American labor leader

Gary LaBarbera is an American labor leader. He served as president of the Building and Construction Trades Council of Greater New York (BCTC) since 2009 and was elected president of the New York State Building and Construction Trades Council in 2021. He is also the founder and chairman of NYC Helmets to Hardhats, a non-profit that places veterans into careers in the construction industry. In 2017, LaBarbera was appointed to the board of the Port Authority of New York and New Jersey by Governor Andrew Cuomo.

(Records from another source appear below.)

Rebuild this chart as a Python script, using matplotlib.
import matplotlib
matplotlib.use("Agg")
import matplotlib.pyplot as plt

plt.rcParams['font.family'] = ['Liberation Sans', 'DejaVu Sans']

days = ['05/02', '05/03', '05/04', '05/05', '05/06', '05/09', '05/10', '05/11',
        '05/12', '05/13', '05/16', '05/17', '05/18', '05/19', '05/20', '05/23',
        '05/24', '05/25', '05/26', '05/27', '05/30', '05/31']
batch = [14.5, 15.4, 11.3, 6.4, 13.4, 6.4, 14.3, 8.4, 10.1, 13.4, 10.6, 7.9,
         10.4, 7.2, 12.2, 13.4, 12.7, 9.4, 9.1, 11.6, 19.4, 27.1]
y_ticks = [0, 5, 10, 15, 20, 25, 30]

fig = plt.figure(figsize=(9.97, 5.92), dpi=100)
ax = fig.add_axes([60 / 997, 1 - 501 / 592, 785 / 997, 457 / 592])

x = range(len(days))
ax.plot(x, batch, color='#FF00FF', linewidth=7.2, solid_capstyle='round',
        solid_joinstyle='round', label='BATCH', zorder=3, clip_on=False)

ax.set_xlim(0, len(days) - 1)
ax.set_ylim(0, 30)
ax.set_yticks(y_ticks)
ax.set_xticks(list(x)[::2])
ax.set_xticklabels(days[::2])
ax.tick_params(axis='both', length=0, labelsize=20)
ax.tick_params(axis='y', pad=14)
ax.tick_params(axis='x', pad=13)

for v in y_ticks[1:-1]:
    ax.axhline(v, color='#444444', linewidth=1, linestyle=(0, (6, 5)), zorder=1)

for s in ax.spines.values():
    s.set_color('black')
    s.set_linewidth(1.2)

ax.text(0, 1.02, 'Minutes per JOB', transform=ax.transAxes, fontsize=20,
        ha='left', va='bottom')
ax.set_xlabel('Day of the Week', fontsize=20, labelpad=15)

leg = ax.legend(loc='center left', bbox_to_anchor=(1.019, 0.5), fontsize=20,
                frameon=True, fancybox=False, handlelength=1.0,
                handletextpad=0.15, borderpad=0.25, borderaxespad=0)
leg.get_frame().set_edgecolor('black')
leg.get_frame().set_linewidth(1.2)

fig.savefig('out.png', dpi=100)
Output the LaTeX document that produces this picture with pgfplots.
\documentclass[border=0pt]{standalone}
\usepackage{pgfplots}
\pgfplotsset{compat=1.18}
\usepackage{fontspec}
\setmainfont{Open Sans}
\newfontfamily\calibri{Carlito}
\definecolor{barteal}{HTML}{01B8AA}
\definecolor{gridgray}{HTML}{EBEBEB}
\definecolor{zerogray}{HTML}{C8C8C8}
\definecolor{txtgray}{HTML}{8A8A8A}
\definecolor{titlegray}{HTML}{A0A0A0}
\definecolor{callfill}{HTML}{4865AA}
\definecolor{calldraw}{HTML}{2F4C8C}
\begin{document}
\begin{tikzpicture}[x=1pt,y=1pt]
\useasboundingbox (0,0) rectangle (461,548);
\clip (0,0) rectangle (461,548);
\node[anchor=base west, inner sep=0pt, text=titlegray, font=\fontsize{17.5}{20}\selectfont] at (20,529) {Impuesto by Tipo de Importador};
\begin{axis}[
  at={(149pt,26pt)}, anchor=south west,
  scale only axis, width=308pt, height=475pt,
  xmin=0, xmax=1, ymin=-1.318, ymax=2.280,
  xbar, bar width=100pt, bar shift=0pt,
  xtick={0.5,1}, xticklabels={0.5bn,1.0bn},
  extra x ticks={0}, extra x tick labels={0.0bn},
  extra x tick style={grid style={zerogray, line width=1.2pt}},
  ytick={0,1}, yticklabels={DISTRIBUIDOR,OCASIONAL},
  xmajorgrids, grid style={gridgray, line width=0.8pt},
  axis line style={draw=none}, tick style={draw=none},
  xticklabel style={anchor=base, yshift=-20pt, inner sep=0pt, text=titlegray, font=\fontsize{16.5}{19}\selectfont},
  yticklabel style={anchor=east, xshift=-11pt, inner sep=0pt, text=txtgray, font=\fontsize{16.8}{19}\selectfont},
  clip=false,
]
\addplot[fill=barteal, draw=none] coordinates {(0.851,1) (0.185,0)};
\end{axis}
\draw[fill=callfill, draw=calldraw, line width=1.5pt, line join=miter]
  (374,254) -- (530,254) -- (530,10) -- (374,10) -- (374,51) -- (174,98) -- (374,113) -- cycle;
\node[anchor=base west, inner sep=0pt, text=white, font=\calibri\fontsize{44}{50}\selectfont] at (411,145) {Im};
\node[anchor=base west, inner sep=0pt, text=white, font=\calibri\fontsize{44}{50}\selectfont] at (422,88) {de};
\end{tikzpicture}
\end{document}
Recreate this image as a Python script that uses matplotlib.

LaBarbera has also served as president of the New York City Central Labor Council, International Brotherhood of Teamsters Joint Council 16, and International Brotherhood of Teamsters Local 282.

== Early life ==
LaBarbera began his career as a forklift operator with Teamsters Local 282 on Long Island. He graduated from the Labor Studies Program at Cornell University’s School of Industrial Labor Relations in 1994.

== Career ==
In 2009, LaBarbera was elected president of the Building and Construction Trades Council of Greater New York (BCTC), a labor organization composed of local affiliates of 15 national and international unions. BCTC represents approximately 100,000 construction workers in New York City.

In 2021, LaBarbera was also elected president of the New York State Building and Construction Trades Council, which represents over 200,000 construction workers across New York.

In his capacity as president, LaBarbera negotiates project labor agreements (PLAs) with city agencies and private construction firms, notably Hudson Yards labor disputes. He has negotiated PLAs on $25 billion worth of private-sector construction work and $15 billion worth of public work.

Under his leadership, the Building Trades have become increasingly diverse. Of the 8,000 Building Trades apprentices enrolled in 2012, 75% were residents of the five boroughs and 65% were minorities.